Frühere Fälle, in denen die Bundesanwaltschaft in einem Mannheimer Fall die Ermittlungen führte, finden sich in den vergangenen zwanzig Jahren keine. In der Stadt gab es zwar bundesweite Razzien und Ermittlungen gegen in Mannheim lebende Menschen - etwa wegen Verbrechen im IS-besetzten Gebiet oder gegen einen ruandischen Milizenführer, der zeitweilig in Mannheim lebte. Aber hier lag der Schwerpunkt der bundesanwaltlichen Ermittlungen nicht in der Stadt.
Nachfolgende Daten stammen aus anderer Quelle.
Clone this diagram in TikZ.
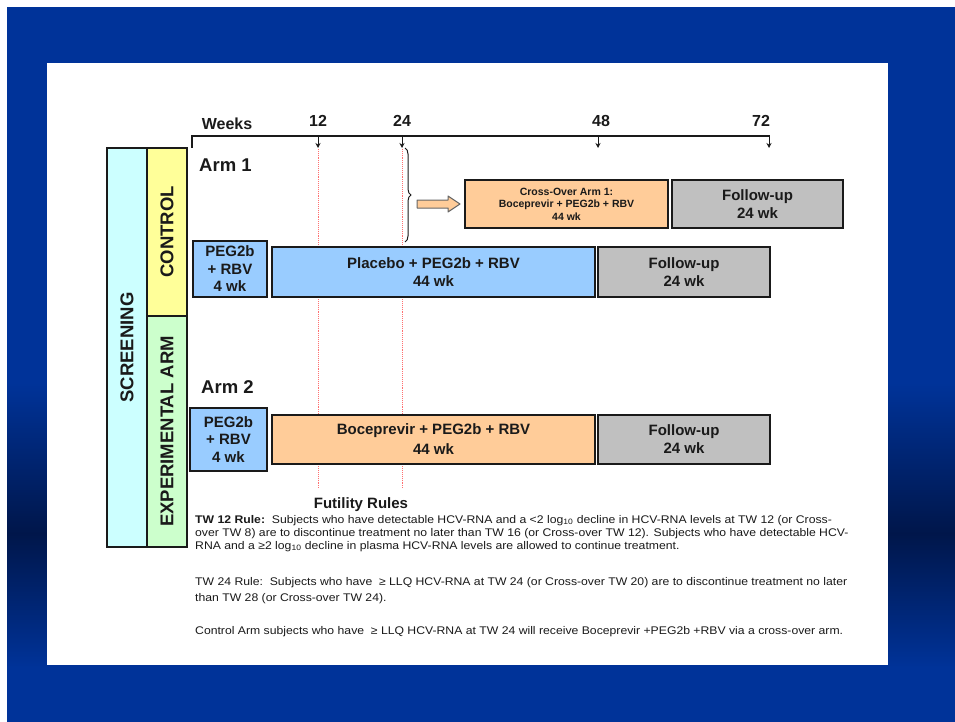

Zentrale Anlaufstelle für Opfer des Verbrechens in Berlin
Da die Bundesanwaltschaft inzwischen die Ermittlungen führt, verlagert sich auch die zentrale Anlaufstelle für Betroffene, Hinterbliebene, Verletzte, Zeuginnen und Zeugen sowie Ersthelferinnen und Ersthelfer. Zuständig ist nun der Bundesopferbeauftragte Pascal Kober (FDP), der am Justizministerium als zentraler Ansprechpartner für alle Betroffenen von terroristischen oder extremistischen Anschlägen im Inland fungiert.
Das Amt des Bundesopferbeauftragten wurde nach dem islamistischen Anschlag auf den Weihnachtsmarkt am Berliner Breitscheidplatz 2016 eingeführt. Der Bundesopferbeauftragte arbeitet dabei eng mit seinen Kollegen auf Landesebene zusammen - etwa um psychosoziale oder finanzielle Hilfen zu vermitteln, heißt es auf der Internetseite des Justizministeriums. In Baden-Württemberg obliegt diese Aufgabe Alexander Schwarz, der bis vor vier Jahren die Mannheimer Staatsanwaltschaft leitete.
Gemeinsam mit Schwarz habe der Bundesopferbeauftragte bereits ein psychosoziales Beratungstelefon geschaltet, sagte eine Sprecherin des Justizministeriums auf Anfrage. Unter der Nummer erhielten Betroffene der Tat schnelle psychosoziale Beratung. „Unser Anliegen ist es, die Betroffenen nun mit all unserer Kraft zu unterstützen“, so Pascal Kober in einer Mitteilung des Ministeriums.